MF Global Holdings, under investigation by U.S. regulators after filing for Chapter 11 bankruptcy protection, violated requirements that it keep clients’ collateral separate from its own accounts, CME Group CEO Craig Donohue said Tuesday.
Speaking on a conference call with analysts, Mr. Donohue said MF Global isn’t in compliance with the rules of the exchange and the CFTC.
“While we are unable to determine the precise scope of the firm’s violation at this time, we are investigating the circumstances of the firm’s failure,” Mr. Donohue said.
MF Global is being investigated by regulators for hundreds of millions of dollars that may be missing from client accounts, according to two people with knowledge of the matter.
CME Group’s Chicago Mercantile Exchange is the designated self-regulatory organization for MF Global, meaning it audits and monitors the firm’s positions on a regular basis, said Laurie Bischel, a CME Group spokeswoman.
Under the regulations, futures brokers that trade on exchanges are required to keep their clients’ collateral, often cash or securities, separate from their own accounts. The segregated collateral is meant to reduce risk in futures trades. MF Global had almost $7.3 billion in customer funds in segregated accounts as of Aug. 31, according to the most recent CFTC data.

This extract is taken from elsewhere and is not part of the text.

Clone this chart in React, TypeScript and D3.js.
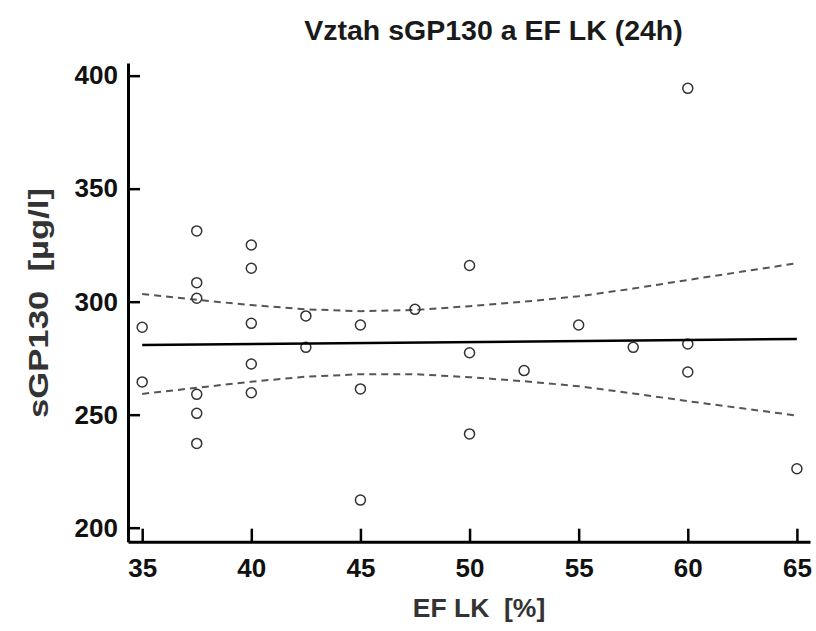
import React, { useEffect, useRef } from 'react';
import * as d3 from 'd3';

// EF LK [%] vs sGP130 [µg/l]
const efValues = [
  35, 35,
  37.5, 37.5, 37.5, 37.5, 37.5, 37.5,
  40, 40, 40, 40, 40,
  42.5, 42.5,
  45, 45, 45,
  47.5,
  50, 50, 50,
  52.5,
  55,
  57.5,
  60, 60, 60,
  65,
];
const sgpValues = [
  288.7, 264.5,
  331.3, 308.4, 301.5, 259.0, 250.6, 237.3,
  325.1, 314.8, 290.4, 272.4, 259.7,
  293.7, 279.8,
  289.7, 261.4, 212.2,
  296.6,
  316.0, 277.4, 241.5,
  269.5,
  289.7,
  279.8,
  394.4, 281.3, 268.9,
  226.1,
];

// regresní přímka a 95% pás spolehlivosti
const fitX = [35, 65];
const fitY = [280.8, 283.5];
const bandX = [35, 37.5, 40, 42.5, 45, 47.5, 50, 52.5, 55, 57.5, 60, 62.5, 65];
const bandUpper = [303.4, 300.8, 298.5, 296.6, 295.8, 296.3, 298.0, 300.0, 302.4, 305.8, 309.6, 313.3, 317.0];
const bandLower = [259.2, 261.9, 264.6, 266.8, 267.9, 267.9, 266.6, 264.8, 262.6, 259.4, 256.0, 252.8, 249.6];

const xTicks = [35, 40, 45, 50, 55, 60, 65];
const yTicks = [200, 250, 300, 350, 400];

const title = 'Vztah sGP130 a EF LK (24h)';
const xLabel = 'EF LK  [%]';
const yLabel = 'sGP130  [µg/l]';

const W = 816;
const H = 631;
const FONT = '"Liberation Sans", Arial, Helvetica, sans-serif';

const App = () => {
  const svgRef = useRef(null);

  useEffect(() => {
    const svg = d3.select(svgRef.current);
    svg.selectAll('*').remove();

    // rozsah os je o kousek širší než ticky
    const x = d3.scaleLinear().domain([34.35, 65.6]).range([128, 810]);
    const y = d3.scaleLinear().domain([193.8, 405.6]).range([541.7, 63]);

    svg.append('rect').attr('width', W).attr('height', H).attr('fill', '#fff');

    // titulek
    svg.append('text')
      .attr('x', 493.5)
      .attr('y', 40)
      .attr('text-anchor', 'middle')
      .attr('font-family', FONT)
      .attr('font-weight', 'bold')
      .attr('font-size', 28.5)
      .attr('fill', '#1a1a1a')
      .text(title);

    // osa X
    const gx = svg.append('g')
      .attr('transform', `translate(0,${y.range()[0]})`)
      .call(d3.axisBottom(x).tickValues(xTicks).tickSize(-13).tickSizeOuter(0).tickPadding(17));
    gx.select('.domain').attr('stroke', '#000').attr('stroke-width', 3);
    gx.selectAll('.tick line').attr('stroke', '#000').attr('stroke-width', 2.5);
    gx.selectAll('.tick text')
      .attr('font-family', FONT)
      .attr('font-weight', 'bold')
      .attr('font-size', 26)
      .attr('fill', '#111');

    // osa Y
    const gy = svg.append('g')
      .attr('transform', `translate(${x.range()[0]},0)`)
      .call(d3.axisLeft(y).tickValues(yTicks).tickSize(-12).tickSizeOuter(0).tickPadding(10));
    gy.select('.domain').attr('stroke', '#000').attr('stroke-width', 3);
    gy.selectAll('.tick line').attr('stroke', '#000').attr('stroke-width', 2.5);
    gy.selectAll('.tick text')
      .attr('font-family', FONT)
      .attr('font-weight', 'bold')
      .attr('font-size', 26)
      .attr('fill', '#111');

    // popisky os
    svg.append('text')
      .attr('x', 479)
      .attr('y', 617)
      .attr('text-anchor', 'middle')
      .attr('font-family', FONT)
      .attr('font-weight', 'bold')
      .attr('font-size', 26.5)
      .attr('fill', '#333')
      .style('white-space', 'pre')
      .text(xLabel);

    svg.append('text')
      .attr('transform', 'translate(48,303) rotate(-90)')
      .attr('text-anchor', 'middle')
      .attr('font-family', FONT)
      .attr('font-weight', 'bold')
      .attr('font-size', 28)
      .attr('textLength', 230)
      .attr('lengthAdjust', 'spacingAndGlyphs')
      .attr('fill', '#333')
      .style('white-space', 'pre')
      .text(yLabel);

    // pás spolehlivosti
    const band = d3.line().x(d => x(d[0])).y(d => y(d[1]));
    [bandUpper, bandLower].forEach(vals => {
      svg.append('path')
        .datum(bandX.map((v, i) => [v, vals[i]]))
        .attr('d', band)
        .attr('fill', 'none')
        .attr('stroke', '#555')
        .attr('stroke-width', 2)
        .attr('stroke-dasharray', '7,5');
    });

    // body
    svg.append('g')
      .selectAll('circle')
      .data(efValues.map((v, i) => [v, sgpValues[i]]))
      .enter()
      .append('circle')
      .attr('cx', d => x(d[0]))
      .attr('cy', d => y(d[1]))
      .attr('r', 5)
      .attr('fill', 'none')
      .attr('stroke', '#333')
      .attr('stroke-width', 1.5);

    // regrese
    svg.append('path')
      .datum(fitX.map((v, i) => [v, fitY[i]]))
      .attr('d', band)
      .attr('fill', 'none')
      .attr('stroke', '#000')
      .attr('stroke-width', 2.5);
  }, []);

  return (
    <svg
      ref={svgRef}
      width={W}
      height={H}
      style={{ position: 'absolute', left: 0, top: 0, display: 'block' }}
    />
  );
};

export default App;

“The fact that the CME has stated that customer funds have been mishandled increases the likelihood that this is not just a simple accounting error or IT glitch,” Darrell Duffie, a professor at Stanford University’s Graduate School of Business, said in a telephone interview. “The CME obviously has access to its own clearing account records and would probably have based its statement on a review of those records.”
Diana Desocio, an MF Global spokeswoman, didn’t respond to e-mails or phone messages seeking comment.